The request. Using the data that follows, return exactly the lines from the one that contains "Write the Plotly.js code for this chart." through the one that contains "const txt = '#333333';", ends included.
Start of Provided information
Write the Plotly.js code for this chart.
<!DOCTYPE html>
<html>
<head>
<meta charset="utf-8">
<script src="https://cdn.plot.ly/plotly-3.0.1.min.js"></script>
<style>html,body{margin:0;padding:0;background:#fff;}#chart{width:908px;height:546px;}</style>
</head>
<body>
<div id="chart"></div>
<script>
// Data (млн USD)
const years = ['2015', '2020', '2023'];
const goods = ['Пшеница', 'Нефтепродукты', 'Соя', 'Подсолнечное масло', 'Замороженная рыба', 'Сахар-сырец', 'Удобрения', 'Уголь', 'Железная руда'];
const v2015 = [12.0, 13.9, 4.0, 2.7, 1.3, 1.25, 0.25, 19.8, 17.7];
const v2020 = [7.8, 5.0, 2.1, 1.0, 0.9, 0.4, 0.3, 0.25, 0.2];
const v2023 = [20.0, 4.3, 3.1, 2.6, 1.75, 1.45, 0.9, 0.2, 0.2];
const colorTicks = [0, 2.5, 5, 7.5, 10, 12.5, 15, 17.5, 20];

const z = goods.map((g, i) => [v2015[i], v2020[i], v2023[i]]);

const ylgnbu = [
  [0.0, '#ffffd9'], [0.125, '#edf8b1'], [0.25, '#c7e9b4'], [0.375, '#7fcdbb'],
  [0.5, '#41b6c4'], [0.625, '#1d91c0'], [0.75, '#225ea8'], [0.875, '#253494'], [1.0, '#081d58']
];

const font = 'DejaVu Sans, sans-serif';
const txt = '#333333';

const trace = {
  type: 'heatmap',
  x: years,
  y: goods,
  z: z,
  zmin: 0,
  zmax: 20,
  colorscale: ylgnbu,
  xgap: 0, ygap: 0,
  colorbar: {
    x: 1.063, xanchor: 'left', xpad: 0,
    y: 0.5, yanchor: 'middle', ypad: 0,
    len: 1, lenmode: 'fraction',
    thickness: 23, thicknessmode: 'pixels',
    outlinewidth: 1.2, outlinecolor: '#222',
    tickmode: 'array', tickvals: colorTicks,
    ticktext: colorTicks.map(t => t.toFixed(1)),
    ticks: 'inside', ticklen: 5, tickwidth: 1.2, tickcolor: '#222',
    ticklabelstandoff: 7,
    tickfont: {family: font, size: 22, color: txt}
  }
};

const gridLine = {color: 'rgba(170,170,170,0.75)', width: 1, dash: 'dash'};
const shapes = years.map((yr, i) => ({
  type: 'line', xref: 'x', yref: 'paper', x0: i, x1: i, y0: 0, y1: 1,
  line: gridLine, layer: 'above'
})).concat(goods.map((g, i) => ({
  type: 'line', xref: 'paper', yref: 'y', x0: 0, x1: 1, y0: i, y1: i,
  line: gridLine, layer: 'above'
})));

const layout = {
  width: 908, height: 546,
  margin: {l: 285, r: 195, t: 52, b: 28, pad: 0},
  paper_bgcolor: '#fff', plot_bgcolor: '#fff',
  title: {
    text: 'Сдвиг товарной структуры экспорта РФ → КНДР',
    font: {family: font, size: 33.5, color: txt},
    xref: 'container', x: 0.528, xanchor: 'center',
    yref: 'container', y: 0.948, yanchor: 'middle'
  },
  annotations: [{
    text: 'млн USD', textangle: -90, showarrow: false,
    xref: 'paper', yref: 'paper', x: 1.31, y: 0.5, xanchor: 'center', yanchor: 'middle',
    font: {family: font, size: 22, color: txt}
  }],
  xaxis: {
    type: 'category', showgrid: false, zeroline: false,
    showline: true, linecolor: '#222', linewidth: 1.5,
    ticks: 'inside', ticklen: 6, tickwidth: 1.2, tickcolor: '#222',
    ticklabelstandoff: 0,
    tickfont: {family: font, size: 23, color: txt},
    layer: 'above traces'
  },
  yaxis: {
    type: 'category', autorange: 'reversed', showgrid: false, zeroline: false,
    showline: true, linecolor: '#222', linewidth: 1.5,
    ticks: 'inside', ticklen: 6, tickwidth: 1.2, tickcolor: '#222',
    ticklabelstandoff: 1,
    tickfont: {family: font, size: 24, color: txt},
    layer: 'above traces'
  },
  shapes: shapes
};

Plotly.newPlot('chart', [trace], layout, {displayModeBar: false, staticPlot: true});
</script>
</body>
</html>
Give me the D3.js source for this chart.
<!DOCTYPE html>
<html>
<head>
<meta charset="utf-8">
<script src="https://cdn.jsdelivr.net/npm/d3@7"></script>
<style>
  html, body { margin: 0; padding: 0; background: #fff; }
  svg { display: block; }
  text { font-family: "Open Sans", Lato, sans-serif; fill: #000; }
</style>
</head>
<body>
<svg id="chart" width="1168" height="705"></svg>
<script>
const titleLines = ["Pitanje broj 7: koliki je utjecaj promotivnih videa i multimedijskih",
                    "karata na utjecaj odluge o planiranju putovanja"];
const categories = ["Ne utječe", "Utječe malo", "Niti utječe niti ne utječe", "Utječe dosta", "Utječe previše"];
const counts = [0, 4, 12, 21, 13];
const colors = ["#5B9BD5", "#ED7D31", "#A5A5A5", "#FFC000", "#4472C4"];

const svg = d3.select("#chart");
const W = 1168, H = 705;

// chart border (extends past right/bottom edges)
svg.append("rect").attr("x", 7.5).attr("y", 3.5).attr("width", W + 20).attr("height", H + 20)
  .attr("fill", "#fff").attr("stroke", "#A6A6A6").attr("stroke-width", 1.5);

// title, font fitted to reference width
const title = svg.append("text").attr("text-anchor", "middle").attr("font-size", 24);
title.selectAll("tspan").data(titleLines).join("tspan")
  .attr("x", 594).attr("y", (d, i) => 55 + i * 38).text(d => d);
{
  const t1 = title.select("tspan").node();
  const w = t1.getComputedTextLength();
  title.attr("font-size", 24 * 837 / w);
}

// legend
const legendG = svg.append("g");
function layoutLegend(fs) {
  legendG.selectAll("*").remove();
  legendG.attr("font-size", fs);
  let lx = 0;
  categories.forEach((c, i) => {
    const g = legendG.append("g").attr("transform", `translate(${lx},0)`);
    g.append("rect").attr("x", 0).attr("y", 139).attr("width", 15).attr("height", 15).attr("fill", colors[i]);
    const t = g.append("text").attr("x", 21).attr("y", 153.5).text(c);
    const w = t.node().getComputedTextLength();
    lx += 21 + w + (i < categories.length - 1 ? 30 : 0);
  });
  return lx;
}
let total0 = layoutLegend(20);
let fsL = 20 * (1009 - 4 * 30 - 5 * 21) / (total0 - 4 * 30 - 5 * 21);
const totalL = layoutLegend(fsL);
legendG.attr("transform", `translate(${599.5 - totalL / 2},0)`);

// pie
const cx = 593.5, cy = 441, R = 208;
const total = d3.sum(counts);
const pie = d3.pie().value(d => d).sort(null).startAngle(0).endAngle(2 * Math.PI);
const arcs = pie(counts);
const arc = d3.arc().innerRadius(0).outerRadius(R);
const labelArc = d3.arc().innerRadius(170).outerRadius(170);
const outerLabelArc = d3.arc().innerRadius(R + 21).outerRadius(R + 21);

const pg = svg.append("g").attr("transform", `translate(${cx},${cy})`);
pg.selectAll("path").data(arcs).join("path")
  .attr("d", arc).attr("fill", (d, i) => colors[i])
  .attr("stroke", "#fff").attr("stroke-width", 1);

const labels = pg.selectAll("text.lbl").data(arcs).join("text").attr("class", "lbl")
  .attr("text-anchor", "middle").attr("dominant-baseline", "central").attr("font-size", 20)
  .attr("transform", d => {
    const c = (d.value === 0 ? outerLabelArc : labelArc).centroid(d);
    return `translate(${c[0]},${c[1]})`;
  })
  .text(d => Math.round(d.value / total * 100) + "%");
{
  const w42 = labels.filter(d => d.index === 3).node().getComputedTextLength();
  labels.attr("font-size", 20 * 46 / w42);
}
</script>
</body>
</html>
End of Provided information
Start of Provided information
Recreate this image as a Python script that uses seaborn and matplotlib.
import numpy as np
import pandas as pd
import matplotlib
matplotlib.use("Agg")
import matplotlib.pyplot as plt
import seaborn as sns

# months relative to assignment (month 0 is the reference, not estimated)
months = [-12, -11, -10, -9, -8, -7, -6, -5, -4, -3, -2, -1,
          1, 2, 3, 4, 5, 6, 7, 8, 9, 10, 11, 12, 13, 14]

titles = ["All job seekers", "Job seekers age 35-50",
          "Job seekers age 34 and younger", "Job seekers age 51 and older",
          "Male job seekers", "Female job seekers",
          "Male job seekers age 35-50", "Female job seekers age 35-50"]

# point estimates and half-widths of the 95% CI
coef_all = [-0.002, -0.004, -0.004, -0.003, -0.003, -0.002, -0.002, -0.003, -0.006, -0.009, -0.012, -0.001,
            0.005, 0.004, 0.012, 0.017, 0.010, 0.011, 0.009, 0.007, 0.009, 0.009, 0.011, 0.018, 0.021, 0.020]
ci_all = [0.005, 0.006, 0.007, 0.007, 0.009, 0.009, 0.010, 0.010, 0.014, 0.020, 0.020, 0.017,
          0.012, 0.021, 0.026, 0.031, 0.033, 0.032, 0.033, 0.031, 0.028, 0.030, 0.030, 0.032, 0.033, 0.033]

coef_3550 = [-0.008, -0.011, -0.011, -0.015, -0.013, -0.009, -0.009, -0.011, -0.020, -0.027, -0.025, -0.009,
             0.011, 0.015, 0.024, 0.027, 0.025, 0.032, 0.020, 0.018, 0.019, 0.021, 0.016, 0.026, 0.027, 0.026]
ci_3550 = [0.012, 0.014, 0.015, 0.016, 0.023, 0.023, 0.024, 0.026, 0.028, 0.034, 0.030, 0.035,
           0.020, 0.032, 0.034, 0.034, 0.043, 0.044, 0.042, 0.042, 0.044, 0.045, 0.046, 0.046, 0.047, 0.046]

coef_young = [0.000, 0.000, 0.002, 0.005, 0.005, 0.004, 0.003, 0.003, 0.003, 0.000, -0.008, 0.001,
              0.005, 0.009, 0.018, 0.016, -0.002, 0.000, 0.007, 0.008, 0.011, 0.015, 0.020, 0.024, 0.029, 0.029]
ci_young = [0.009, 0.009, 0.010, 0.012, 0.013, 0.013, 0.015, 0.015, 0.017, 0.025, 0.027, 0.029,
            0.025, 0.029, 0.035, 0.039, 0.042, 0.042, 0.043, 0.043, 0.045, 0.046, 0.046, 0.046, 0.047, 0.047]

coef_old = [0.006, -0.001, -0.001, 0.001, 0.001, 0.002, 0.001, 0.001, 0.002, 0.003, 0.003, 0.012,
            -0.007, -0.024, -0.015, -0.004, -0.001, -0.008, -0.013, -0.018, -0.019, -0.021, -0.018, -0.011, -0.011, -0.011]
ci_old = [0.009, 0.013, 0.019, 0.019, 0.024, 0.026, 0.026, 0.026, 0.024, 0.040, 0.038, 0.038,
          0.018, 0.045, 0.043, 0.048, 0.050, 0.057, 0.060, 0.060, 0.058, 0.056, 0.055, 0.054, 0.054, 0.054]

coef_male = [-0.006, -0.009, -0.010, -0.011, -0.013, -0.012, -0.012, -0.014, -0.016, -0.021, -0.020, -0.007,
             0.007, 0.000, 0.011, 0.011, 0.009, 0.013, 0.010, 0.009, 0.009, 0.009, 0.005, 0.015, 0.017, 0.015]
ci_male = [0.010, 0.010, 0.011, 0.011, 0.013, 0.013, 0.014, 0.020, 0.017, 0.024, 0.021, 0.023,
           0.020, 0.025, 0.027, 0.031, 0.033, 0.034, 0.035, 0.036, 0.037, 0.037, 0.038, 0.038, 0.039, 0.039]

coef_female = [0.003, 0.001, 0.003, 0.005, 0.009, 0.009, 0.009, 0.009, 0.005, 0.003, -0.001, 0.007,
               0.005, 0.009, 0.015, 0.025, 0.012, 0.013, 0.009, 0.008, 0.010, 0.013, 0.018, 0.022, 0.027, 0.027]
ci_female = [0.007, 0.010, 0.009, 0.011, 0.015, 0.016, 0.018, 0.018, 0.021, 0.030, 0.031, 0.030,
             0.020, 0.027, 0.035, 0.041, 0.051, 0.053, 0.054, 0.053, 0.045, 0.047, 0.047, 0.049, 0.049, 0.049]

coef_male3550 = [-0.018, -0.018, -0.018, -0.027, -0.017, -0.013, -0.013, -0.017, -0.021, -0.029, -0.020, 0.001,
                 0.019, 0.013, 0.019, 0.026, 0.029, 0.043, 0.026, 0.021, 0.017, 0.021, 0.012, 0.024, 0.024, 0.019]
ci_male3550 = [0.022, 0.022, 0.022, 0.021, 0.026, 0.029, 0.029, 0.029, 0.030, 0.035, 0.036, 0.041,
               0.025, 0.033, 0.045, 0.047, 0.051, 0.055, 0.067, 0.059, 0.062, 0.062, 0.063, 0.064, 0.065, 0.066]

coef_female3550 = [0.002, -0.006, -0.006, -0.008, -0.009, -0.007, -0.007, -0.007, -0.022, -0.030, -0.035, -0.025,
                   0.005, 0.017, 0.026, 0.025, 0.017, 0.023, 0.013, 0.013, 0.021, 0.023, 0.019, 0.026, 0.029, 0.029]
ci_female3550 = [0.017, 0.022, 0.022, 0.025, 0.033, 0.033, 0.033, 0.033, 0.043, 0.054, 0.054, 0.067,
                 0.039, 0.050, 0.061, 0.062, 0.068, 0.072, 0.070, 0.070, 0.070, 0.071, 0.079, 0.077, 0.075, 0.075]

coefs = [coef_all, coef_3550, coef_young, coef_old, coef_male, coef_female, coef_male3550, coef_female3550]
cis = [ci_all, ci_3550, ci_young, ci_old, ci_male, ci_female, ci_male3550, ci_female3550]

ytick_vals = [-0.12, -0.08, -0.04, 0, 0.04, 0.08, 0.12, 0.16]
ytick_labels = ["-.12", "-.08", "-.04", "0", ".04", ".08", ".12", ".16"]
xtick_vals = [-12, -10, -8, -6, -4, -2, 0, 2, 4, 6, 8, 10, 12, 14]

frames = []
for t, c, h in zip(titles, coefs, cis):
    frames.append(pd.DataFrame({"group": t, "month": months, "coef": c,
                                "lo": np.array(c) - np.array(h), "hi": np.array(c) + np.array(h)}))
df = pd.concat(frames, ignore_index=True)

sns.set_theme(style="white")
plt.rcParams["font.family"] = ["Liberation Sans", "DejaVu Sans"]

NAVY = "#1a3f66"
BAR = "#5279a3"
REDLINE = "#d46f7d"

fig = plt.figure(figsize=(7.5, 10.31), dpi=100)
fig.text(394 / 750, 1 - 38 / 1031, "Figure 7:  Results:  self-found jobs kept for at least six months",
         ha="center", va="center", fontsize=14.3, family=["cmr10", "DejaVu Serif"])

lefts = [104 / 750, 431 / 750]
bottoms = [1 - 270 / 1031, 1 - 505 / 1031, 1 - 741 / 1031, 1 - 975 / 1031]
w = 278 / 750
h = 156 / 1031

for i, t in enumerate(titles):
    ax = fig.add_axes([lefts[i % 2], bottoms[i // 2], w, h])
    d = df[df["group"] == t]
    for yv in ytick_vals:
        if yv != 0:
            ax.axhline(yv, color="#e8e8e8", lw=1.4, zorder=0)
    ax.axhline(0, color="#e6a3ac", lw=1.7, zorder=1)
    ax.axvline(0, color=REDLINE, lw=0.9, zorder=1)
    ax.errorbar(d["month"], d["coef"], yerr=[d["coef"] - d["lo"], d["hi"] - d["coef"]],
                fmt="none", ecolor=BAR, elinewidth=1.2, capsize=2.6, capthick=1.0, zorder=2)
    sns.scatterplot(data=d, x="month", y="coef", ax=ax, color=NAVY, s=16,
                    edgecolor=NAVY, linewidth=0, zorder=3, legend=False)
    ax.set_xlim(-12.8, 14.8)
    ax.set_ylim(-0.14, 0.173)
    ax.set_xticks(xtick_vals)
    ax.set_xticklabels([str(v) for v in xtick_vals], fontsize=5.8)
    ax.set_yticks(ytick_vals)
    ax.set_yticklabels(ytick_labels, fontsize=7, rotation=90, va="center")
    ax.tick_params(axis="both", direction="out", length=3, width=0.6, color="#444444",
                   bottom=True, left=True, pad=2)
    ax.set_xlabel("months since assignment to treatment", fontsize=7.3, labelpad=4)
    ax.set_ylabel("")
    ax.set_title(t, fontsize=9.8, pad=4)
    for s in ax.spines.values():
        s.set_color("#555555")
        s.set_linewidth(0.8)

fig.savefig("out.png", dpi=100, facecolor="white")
End of Provided information
Start of Provided information
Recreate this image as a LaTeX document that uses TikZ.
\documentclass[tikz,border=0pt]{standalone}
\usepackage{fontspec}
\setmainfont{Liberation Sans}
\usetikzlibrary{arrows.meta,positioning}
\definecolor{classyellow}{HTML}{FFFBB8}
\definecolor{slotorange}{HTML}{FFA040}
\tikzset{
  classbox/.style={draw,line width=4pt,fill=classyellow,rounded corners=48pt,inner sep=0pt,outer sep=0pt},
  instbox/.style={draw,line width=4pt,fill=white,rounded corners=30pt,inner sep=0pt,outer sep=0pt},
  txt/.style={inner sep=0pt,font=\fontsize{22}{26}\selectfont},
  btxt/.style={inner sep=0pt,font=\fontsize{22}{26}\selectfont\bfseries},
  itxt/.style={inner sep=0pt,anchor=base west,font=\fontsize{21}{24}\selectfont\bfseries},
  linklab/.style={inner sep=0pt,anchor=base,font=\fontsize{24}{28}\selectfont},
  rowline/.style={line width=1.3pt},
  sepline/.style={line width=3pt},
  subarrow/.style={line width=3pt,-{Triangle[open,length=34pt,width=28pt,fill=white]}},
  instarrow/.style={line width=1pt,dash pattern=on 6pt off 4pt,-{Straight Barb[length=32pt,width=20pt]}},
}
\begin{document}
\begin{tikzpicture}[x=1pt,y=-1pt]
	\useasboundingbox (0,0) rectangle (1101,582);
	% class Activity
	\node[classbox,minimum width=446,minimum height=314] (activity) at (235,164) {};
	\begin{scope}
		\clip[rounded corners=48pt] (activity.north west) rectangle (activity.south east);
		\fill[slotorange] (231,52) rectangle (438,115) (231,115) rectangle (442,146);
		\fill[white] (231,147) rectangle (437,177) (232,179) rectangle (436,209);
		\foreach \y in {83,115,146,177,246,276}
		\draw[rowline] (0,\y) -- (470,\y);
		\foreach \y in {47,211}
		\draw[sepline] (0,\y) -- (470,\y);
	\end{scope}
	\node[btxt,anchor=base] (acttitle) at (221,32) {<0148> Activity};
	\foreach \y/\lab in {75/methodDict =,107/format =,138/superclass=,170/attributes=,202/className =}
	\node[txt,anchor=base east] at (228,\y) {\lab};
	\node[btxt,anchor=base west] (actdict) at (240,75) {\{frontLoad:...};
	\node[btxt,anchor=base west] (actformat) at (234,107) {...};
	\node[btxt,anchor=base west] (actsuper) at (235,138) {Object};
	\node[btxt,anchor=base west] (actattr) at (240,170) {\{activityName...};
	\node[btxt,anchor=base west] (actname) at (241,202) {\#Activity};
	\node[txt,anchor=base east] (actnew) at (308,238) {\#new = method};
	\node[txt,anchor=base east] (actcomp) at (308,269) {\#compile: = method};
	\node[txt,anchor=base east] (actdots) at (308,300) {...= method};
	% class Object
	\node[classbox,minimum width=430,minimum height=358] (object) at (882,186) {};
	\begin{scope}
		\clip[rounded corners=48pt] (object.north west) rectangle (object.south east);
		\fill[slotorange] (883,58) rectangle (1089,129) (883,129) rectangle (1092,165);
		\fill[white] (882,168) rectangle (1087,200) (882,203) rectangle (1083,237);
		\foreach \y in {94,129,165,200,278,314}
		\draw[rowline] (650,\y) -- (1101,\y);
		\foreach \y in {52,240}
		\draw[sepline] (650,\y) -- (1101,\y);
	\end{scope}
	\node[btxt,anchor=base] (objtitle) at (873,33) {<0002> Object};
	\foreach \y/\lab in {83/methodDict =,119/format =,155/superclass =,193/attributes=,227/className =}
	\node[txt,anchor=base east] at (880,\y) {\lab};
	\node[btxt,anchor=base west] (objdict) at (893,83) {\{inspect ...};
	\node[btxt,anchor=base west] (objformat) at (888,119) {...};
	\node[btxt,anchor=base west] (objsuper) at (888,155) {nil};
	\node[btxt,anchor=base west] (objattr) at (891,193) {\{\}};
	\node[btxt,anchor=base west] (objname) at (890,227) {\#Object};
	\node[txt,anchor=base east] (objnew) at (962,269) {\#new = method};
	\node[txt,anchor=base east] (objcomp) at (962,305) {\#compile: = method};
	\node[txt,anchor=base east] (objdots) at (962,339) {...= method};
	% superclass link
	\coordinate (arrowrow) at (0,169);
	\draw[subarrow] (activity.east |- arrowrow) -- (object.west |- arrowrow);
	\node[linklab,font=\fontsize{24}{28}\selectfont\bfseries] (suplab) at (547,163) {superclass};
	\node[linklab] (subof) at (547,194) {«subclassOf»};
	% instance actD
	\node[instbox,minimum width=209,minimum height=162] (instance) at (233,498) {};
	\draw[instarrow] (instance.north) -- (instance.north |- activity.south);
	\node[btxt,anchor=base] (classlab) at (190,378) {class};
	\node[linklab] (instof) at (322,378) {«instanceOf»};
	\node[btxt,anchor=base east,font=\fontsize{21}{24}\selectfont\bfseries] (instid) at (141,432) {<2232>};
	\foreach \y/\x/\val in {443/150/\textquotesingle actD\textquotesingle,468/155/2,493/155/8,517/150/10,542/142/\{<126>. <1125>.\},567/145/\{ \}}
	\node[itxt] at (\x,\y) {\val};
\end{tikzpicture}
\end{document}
End of Provided information
Result below.
Write the Plotly.js code for this chart.
<!DOCTYPE html>
<html>
<head>
<meta charset="utf-8">
<script src="https://cdn.plot.ly/plotly-3.0.1.min.js"></script>
<style>html,body{margin:0;padding:0;background:#fff;}#chart{width:908px;height:546px;}</style>
</head>
<body>
<div id="chart"></div>
<script>
// Data (млн USD)
const years = ['2015', '2020', '2023'];
const goods = ['Пшеница', 'Нефтепродукты', 'Соя', 'Подсолнечное масло', 'Замороженная рыба', 'Сахар-сырец', 'Удобрения', 'Уголь', 'Железная руда'];
const v2015 = [12.0, 13.9, 4.0, 2.7, 1.3, 1.25, 0.25, 19.8, 17.7];
const v2020 = [7.8, 5.0, 2.1, 1.0, 0.9, 0.4, 0.3, 0.25, 0.2];
const v2023 = [20.0, 4.3, 3.1, 2.6, 1.75, 1.45, 0.9, 0.2, 0.2];
const colorTicks = [0, 2.5, 5, 7.5, 10, 12.5, 15, 17.5, 20];

const z = goods.map((g, i) => [v2015[i], v2020[i], v2023[i]]);

const ylgnbu = [
  [0.0, '#ffffd9'], [0.125, '#edf8b1'], [0.25, '#c7e9b4'], [0.375, '#7fcdbb'],
  [0.5, '#41b6c4'], [0.625, '#1d91c0'], [0.75, '#225ea8'], [0.875, '#253494'], [1.0, '#081d58']
];

const font = 'DejaVu Sans, sans-serif';
const txt = '#333333';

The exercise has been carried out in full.